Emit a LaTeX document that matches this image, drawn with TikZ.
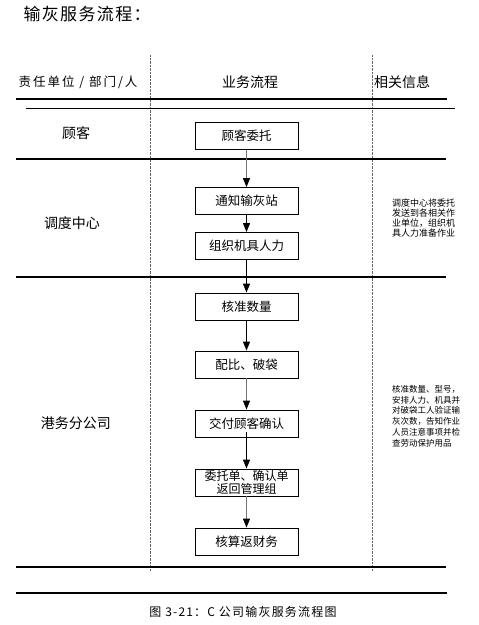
\documentclass[tikz,border=0pt]{standalone}
\usepackage{fontspec}
\setmainfont{Noto Sans CJK SC}
\usetikzlibrary{arrows.meta, positioning}

\tikzset{
  box/.style={draw, line width=0.8pt, minimum width=103pt, minimum height=27pt,
              inner sep=1pt, align=center, font=\fontsize{12.5}{13}\selectfont},
  unit/.style={font=\fontsize{14}{16}\selectfont},
  rule/.style={line width=2pt},
  note/.style={anchor=north west, inner sep=0pt, align=left},
  flow/.style={-{Triangle[length=9pt, width=7pt, color=black]}, black, line width=0.9pt},
  flowgray/.style={flow, draw=black!55}
}

\begin{document}
\begin{tikzpicture}[x=1pt, y=-1pt]
  \useasboundingbox (0,0) rectangle (479,625);

  % Title
  \node[anchor=west, font=\fontsize{17}{19}\selectfont\addfontfeature{LetterSpace=8}] (title) at (20,14) {输灰服务流程：};

  % Column separators
  \draw[densely dotted, black!60] (150.5,55) -- (150.5,571);
  \draw[densely dotted, black!60] (372,55) -- (372,571);

  % Header
  \node[font=\fontsize{12.5}{14}\selectfont\addfontfeature{LetterSpace=16}] (hunit) at (78,82) {责任单位 / 部门/人};
  \node[unit] (hflow) at (250,82) {业务流程};
  \node[unit, anchor=west, inner sep=0pt] (hinfo) at (374,82) {相关信息};

  % Rules
  \draw[rule] (16,99) -- (447,99);
  \draw[line width=1pt] (26,108) -- (455,108);
  \draw[rule] (16,159) -- (446,159);
  \draw[rule] (16,276.5) -- (446,276.5);
  \draw[rule] (16,567) -- (446,567);
  \draw[rule] (16,593) -- (447,593);

  % Units
  \node[unit] (ucust) at (76,133) {顾客};
  \node[unit] (udisp) at (72,223) {调度中心};
  \node[unit] (uport) at (76,423) {港务分公司};

  % Flow boxes
  \node[box] (entrust) at (246.5,136) {顾客委托};
  \node[box] (notify)  at (246.5,201) {通知输灰站};
  \node[box] (organize) at (246.5,246) {组织机具人力};
  \node[box] (check)   at (246.5,306.5) {核准数量};
  \node[box] (mix)     at (246.5,364.5) {配比、破袋};
  \node[box] (deliver) at (246.5,423.5) {交付顾客确认};
  \node[box, font=\fontsize{12}{12.5}\selectfont] (return) at (246.5,482.5) {委托单、确认单\\返回管理组};
  \node[box] (account) at (246.5,541.5) {核算返财务};

  % Arrows
  \draw[flowgray] (entrust) -- (notify);
  \draw[flow] (notify) -- (organize);
  \draw[flow] (organize) -- (check);
  \draw[flow] (check) -- (mix);
  \draw[flowgray] (mix) -- (deliver);
  \draw[flow] ([yshift=5pt]deliver.south) -- (return);
  \draw[flowgray] (return) -- (account);

  % Notes
  \node[note, font=\fontsize{9}{9.8}\selectfont] (ndisp) at (392,199) {调度中心将委托\\发送到各相关作\\业单位，组织机\\具人力准备作业};
  \node[note, font=\fontsize{8.5}{10.8}\selectfont] (nport) at (392,385) {核准数量、型号，\\安排人力、机具并\\对破袋工人验证输\\灰次数，告知作业\\人员注意事项并检\\查劳动保护用品};

  % Caption
  \node[font=\fontsize{12}{14}\selectfont\addfontfeature{LetterSpace=10}] (caption) at (243,612) {图 3-21：C 公司输灰服务流程图};
\end{tikzpicture}
\end{document}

SHORT PROBLEM:
Copy the material above exactly and drop the pictures.

OUTPUT FOR THIS EXERCISE:
Emit a LaTeX document that matches this image, drawn with TikZ.
\documentclass[tikz,border=0pt]{standalone}
\usepackage{fontspec}
\setmainfont{Noto Sans CJK SC}
\usetikzlibrary{arrows.meta, positioning}

\tikzset{
  box/.style={draw, line width=0.8pt, minimum width=103pt, minimum height=27pt,
              inner sep=1pt, align=center, font=\fontsize{12.5}{13}\selectfont},
  unit/.style={font=\fontsize{14}{16}\selectfont},
  rule/.style={line width=2pt},
  note/.style={anchor=north west, inner sep=0pt, align=left},
  flow/.style={-{Triangle[length=9pt, width=7pt, color=black]}, black, line width=0.9pt},
  flowgray/.style={flow, draw=black!55}
}

\begin{document}
\begin{tikzpicture}[x=1pt, y=-1pt]
  \useasboundingbox (0,0) rectangle (479,625);

  % Title
  \node[anchor=west, font=\fontsize{17}{19}\selectfont\addfontfeature{LetterSpace=8}] (title) at (20,14) {输灰服务流程：};

  % Column separators
  \draw[densely dotted, black!60] (150.5,55) -- (150.5,571);
  \draw[densely dotted, black!60] (372,55) -- (372,571);

  % Header
  \node[font=\fontsize{12.5}{14}\selectfont\addfontfeature{LetterSpace=16}] (hunit) at (78,82) {责任单位 / 部门/人};
  \node[unit] (hflow) at (250,82) {业务流程};
  \node[unit, anchor=west, inner sep=0pt] (hinfo) at (374,82) {相关信息};

  % Rules
  \draw[rule] (16,99) -- (447,99);
  \draw[line width=1pt] (26,108) -- (455,108);
  \draw[rule] (16,159) -- (446,159);
  \draw[rule] (16,276.5) -- (446,276.5);
  \draw[rule] (16,567) -- (446,567);
  \draw[rule] (16,593) -- (447,593);

  % Units
  \node[unit] (ucust) at (76,133) {顾客};
  \node[unit] (udisp) at (72,223) {调度中心};
  \node[unit] (uport) at (76,423) {港务分公司};

  % Flow boxes
  \node[box] (entrust) at (246.5,136) {顾客委托};
  \node[box] (notify)  at (246.5,201) {通知输灰站};
  \node[box] (organize) at (246.5,246) {组织机具人力};
  \node[box] (check)   at (246.5,306.5) {核准数量};
  \node[box] (mix)     at (246.5,364.5) {配比、破袋};
  \node[box] (deliver) at (246.5,423.5) {交付顾客确认};
  \node[box, font=\fontsize{12}{12.5}\selectfont] (return) at (246.5,482.5) {委托单、确认单\\返回管理组};
  \node[box] (account) at (246.5,541.5) {核算返财务};

  % Arrows
  \draw[flowgray] (entrust) -- (notify);
  \draw[flow] (notify) -- (organize);
  \draw[flow] (organize) -- (check);
  \draw[flow] (check) -- (mix);
  \draw[flowgray] (mix) -- (deliver);
  \draw[flow] ([yshift=5pt]deliver.south) -- (return);
  \draw[flowgray] (return) -- (account);

  % Notes
  \node[note, font=\fontsize{9}{9.8}\selectfont] (ndisp) at (392,199) {调度中心将委托\\发送到各相关作\\业单位，组织机\\具人力准备作业};
  \node[note, font=\fontsize{8.5}{10.8}\selectfont] (nport) at (392,385) {核准数量、型号，\\安排人力、机具并\\对破袋工人验证输\\灰次数，告知作业\\人员注意事项并检\\查劳动保护用品};

  % Caption
  \node[font=\fontsize{12}{14}\selectfont\addfontfeature{LetterSpace=10}] (caption) at (243,612) {图 3-21：C 公司输灰服务流程图};
\end{tikzpicture}
\end{document}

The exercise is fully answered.